「学生・生徒・児童の成長が第一」これは、立命館で働く者にとっての合言葉。時に新しいチャレンジの旗印になり、時に難しい判断をするときの拠り所になる言葉です。現在、立命館は2つの大学、4つの附属中学校・高等学校、1つの小学校を擁し、そこではおよそ4万8000人の学生・生徒・児童が学んでいます。各キャンパスでは特色ある教育・研究活動が日夜展開されています。教育や大学・学校へのニーズが多様化する中、この合言葉を実現し続けていくために、私たち職員にも自らの枠を超えて日々成長していくことが求められます。

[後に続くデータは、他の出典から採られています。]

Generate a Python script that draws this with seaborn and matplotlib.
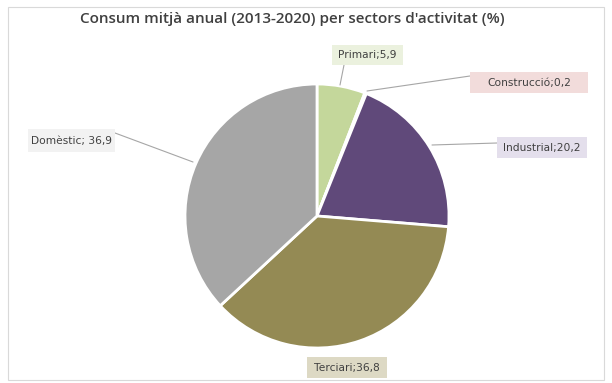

目標に向かって、教員と職員が互いの役割と強みを活かし、チームで活動する風土は立命館が歴史的に育んできた大きな強みです。教育の質向上につながる様々な取り組み、学生支援、産学連携、新キャンパスの開設や新学部設置、中長期ビジョンの策定といった幅広いシーンでこの姿を見ることができます。各プロジェクトにおいて職員は重要な役割を担い、調査力・データ分析力・企画力・政策立案力・マネジメント力・調整力・交渉力など幅広い力量が求められます。2017年3月29日の文部科学省から中教審への諮問「大学設置基準等の改正について(諮問)」にも「各大学が、教員と事務職員等とが連携協力して業務に取り組む重要性を認識し、教職協働の取組を進めていく必要がある。」とあり、今後大学や学校運営における職員の役割はこれまで以上に大きなものになっていくことが予想されます。
建学の精神「自由と清新」は進取の気風に溢れ、自由闊達な立命館の姿を今に息づかせるものです。1869年(明治2年)に西園寺公望が20歳の若さで私塾「立命館」を京都御所内に開いたとき、1900年(明治33年)中川小十郎が京都法政学校を創立したとき、その原動力の礎がこの精神であったことを歴史から読み解くことができます。立命館は近年では80年代から様々な改革に取り組んできました。日本初の本格的な国際大学である立命館アジア太平洋大学はその最たる象徴です。「自由と清新」は“freedom and innovation”と表記します。時代の要請を見据え、高等教育の牽引役であるという自覚をもち、挑戦し続ける姿勢は立命館のDNAといえます。
立命館のイノベーティブな風土を支える重要な要素のひとつが「社会連携」です。キャンパスは常に社会に開かれていて、学生は正課・課外を問わずキャンパスの外でアクティブに活動しています。企業と連携した教育プログラムや共同研究、商品開発など、産学連携においても数々の実績があり、現在も、各キャンパスの特性を生かした取組みを実施しています。学びのフィールドは国内を超え、災害復興支援活動や国際協力事業といった取り組みも活発に行なわれています。
立命館は80年代から国際化を推進しています。88年の国際関係学部設置、アメリカン大学とのDUDP開始を皮切りに、2000年のAPU開学などを経て、2014年には立命館大学とAPUが文部科学省のスーパーグローバル大学創成支援事業(SGU)に採択されました。スーパーグローバルハイスクール(SGH)採択校をはじめ、各附属校においても先進的な国際教育を推進しています。APUでは外国籍の教員が約半数を占め、立命館大学でも「外国人及び海外の大学での学位取得者」の割合を10.8%(平成35年度)に高める目標を掲げるなど、組織の国際化・多様化も進んでいます。立命館大学では、2017年10月2日に、オーストラリア国立大学(ANU)と、 デュアル・ディグリー(学部共同学位)に係る協定を締結し、2019年4月に、 卒業時に立命館とANUの学位を取得できる「グローバル教養学部」を設置構想中です。
ここで紹介した立命館の特徴は100年を超える歴史の中で育まれてきたものの一部です。2006年に制定した「立命館憲章」では立命館の発祥から今日までの歩み、長い年月を経て育まれ大切にされ続けてきた考え方、日々の営みに対してあるべき姿勢、果たさねばならない使命が綴られています。憲章の結びには「教育・研究機 関として世界と日本の平和的・民主的・持続的発展に貢献する。」とあり、立命館に関わる全ての人が、未来に責任と自覚をもち、教育・研究活動を通じて、社会に貢献していくという強い意志が込められています。